* Begin *
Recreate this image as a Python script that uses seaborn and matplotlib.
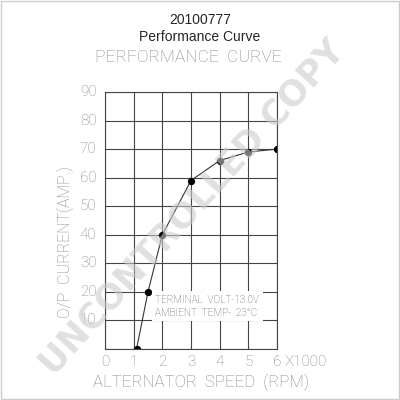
import matplotlib
matplotlib.use("Agg")
import matplotlib.pyplot as plt
import seaborn as sns
import pandas as pd

# data (speed in x1000 rpm, output current in A)
speed = [1.1, 1.5, 2.0, 3.0, 4.0, 5.0, 6.0]
current = [0, 20, 40, 59, 66, 69, 70]
x_ticks = [0, 1, 2, 3, 4, 5, 6]
y_ticks = [10, 20, 30, 40, 50, 60, 70, 80, 90]

df = pd.DataFrame({"speed": speed, "current": current})

sns.set_style("white")
plt.rcParams["font.family"] = ["Roboto", "DejaVu Sans"]

gray = "#858585"
thin = dict(color=gray, fontweight="light")
fig = plt.figure(figsize=(4, 4), dpi=100)
ax = fig.add_axes([0.2625, 0.1275, 0.43, 0.6425])

sns.lineplot(data=df, x="speed", y="current", ax=ax, color="#333333",
             linewidth=0.8, marker="o", markersize=4.5,
             markerfacecolor="black", markeredgecolor="black")

ax.set_xlim(0, 6)
ax.set_ylim(0, 90)
ax.set_xticks(x_ticks)
ax.set_yticks([0] + y_ticks)
ax.grid(True, color="#444444", linewidth=0.8)
for s in ax.spines.values():
    s.set_color("#444444")
    s.set_linewidth(0.8)
ax.tick_params(length=0, labelbottom=False, labelleft=False)
ax.set_xlabel("")
ax.set_ylabel("")

# tick labels in the thin gray drafting style
for v in x_ticks:
    ax.text(v, -4.5, str(v), ha="center", va="center", fontsize=11, **thin)
ax.text(6.25, -4.5, "X1000", ha="left", va="center", fontsize=11, **thin)
for v in y_ticks:
    ax.text(-0.3, v, str(v), ha="right", va="center", fontsize=11, **thin)

# note box covering the grid
ax.text(1.75, 15.0, "TERMINAL  VOLT-13.0V\nAMBIENT  TEMP-  23°C", ha="left",
        va="center", color="#555555", fontsize=7.2, fontweight="light",
        linespacing=1.35,
        bbox=dict(facecolor="white", edgecolor="none", pad=2.5), zorder=5)

fig.text(0.5, 0.95, "20100777", ha="center", va="center", fontsize=10,
         family="Liberation Sans")
fig.text(0.5, 0.907, "Performance Curve", ha="center", va="center",
         fontsize=10, family="Liberation Sans")
fig.text(0.47, 0.857, "PERFORMANCE  CURVE", ha="center", va="center",
         fontsize=12.5, **thin)
fig.text(0.163, 0.395, "O/P  CURRENT(AMP.)", rotation=90, ha="center",
         va="center", fontsize=11.5, **thin)
fig.text(0.503, 0.045, "ALTERNATOR  SPEED  (RPM)", ha="center", va="center",
         fontsize=12.2, **thin)

# watermark
fig.text(0.48, 0.48, "UNCONTROLLED COPY", rotation=48, ha="center",
         va="center", fontsize=25, fontweight="bold", color="#cccccc",
         alpha=0.6, zorder=10, family="DejaVu Sans")

fig.patches.append(plt.Rectangle((0.002, 0.002), 0.996, 0.996,
                                 transform=fig.transFigure, fill=False,
                                 edgecolor="#cccccc", linewidth=1))

fig.savefig("out.png", dpi=100)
* End *
Task prompt: Without the pictures, please reproduce each line of the listing above exactly, from the first one through the line bearing "fontsize=12.2, **thin)".

Solution for this problem:
Recreate this image as a Python script that uses seaborn and matplotlib.
import matplotlib
matplotlib.use("Agg")
import matplotlib.pyplot as plt
import seaborn as sns
import pandas as pd

# data (speed in x1000 rpm, output current in A)
speed = [1.1, 1.5, 2.0, 3.0, 4.0, 5.0, 6.0]
current = [0, 20, 40, 59, 66, 69, 70]
x_ticks = [0, 1, 2, 3, 4, 5, 6]
y_ticks = [10, 20, 30, 40, 50, 60, 70, 80, 90]

df = pd.DataFrame({"speed": speed, "current": current})

sns.set_style("white")
plt.rcParams["font.family"] = ["Roboto", "DejaVu Sans"]

gray = "#858585"
thin = dict(color=gray, fontweight="light")
fig = plt.figure(figsize=(4, 4), dpi=100)
ax = fig.add_axes([0.2625, 0.1275, 0.43, 0.6425])

sns.lineplot(data=df, x="speed", y="current", ax=ax, color="#333333",
             linewidth=0.8, marker="o", markersize=4.5,
             markerfacecolor="black", markeredgecolor="black")

ax.set_xlim(0, 6)
ax.set_ylim(0, 90)
ax.set_xticks(x_ticks)
ax.set_yticks([0] + y_ticks)
ax.grid(True, color="#444444", linewidth=0.8)
for s in ax.spines.values():
    s.set_color("#444444")
    s.set_linewidth(0.8)
ax.tick_params(length=0, labelbottom=False, labelleft=False)
ax.set_xlabel("")
ax.set_ylabel("")

# tick labels in the thin gray drafting style
for v in x_ticks:
    ax.text(v, -4.5, str(v), ha="center", va="center", fontsize=11, **thin)
ax.text(6.25, -4.5, "X1000", ha="left", va="center", fontsize=11, **thin)
for v in y_ticks:
    ax.text(-0.3, v, str(v), ha="right", va="center", fontsize=11, **thin)

# note box covering the grid
ax.text(1.75, 15.0, "TERMINAL  VOLT-13.0V\nAMBIENT  TEMP-  23°C", ha="left",
        va="center", color="#555555", fontsize=7.2, fontweight="light",
        linespacing=1.35,
        bbox=dict(facecolor="white", edgecolor="none", pad=2.5), zorder=5)

fig.text(0.5, 0.95, "20100777", ha="center", va="center", fontsize=10,
         family="Liberation Sans")
fig.text(0.5, 0.907, "Performance Curve", ha="center", va="center",
         fontsize=10, family="Liberation Sans")
fig.text(0.47, 0.857, "PERFORMANCE  CURVE", ha="center", va="center",
         fontsize=12.5, **thin)
fig.text(0.163, 0.395, "O/P  CURRENT(AMP.)", rotation=90, ha="center",
         va="center", fontsize=11.5, **thin)
fig.text(0.503, 0.045, "ALTERNATOR  SPEED  (RPM)", ha="center", va="center",
         fontsize=12.2, **thin)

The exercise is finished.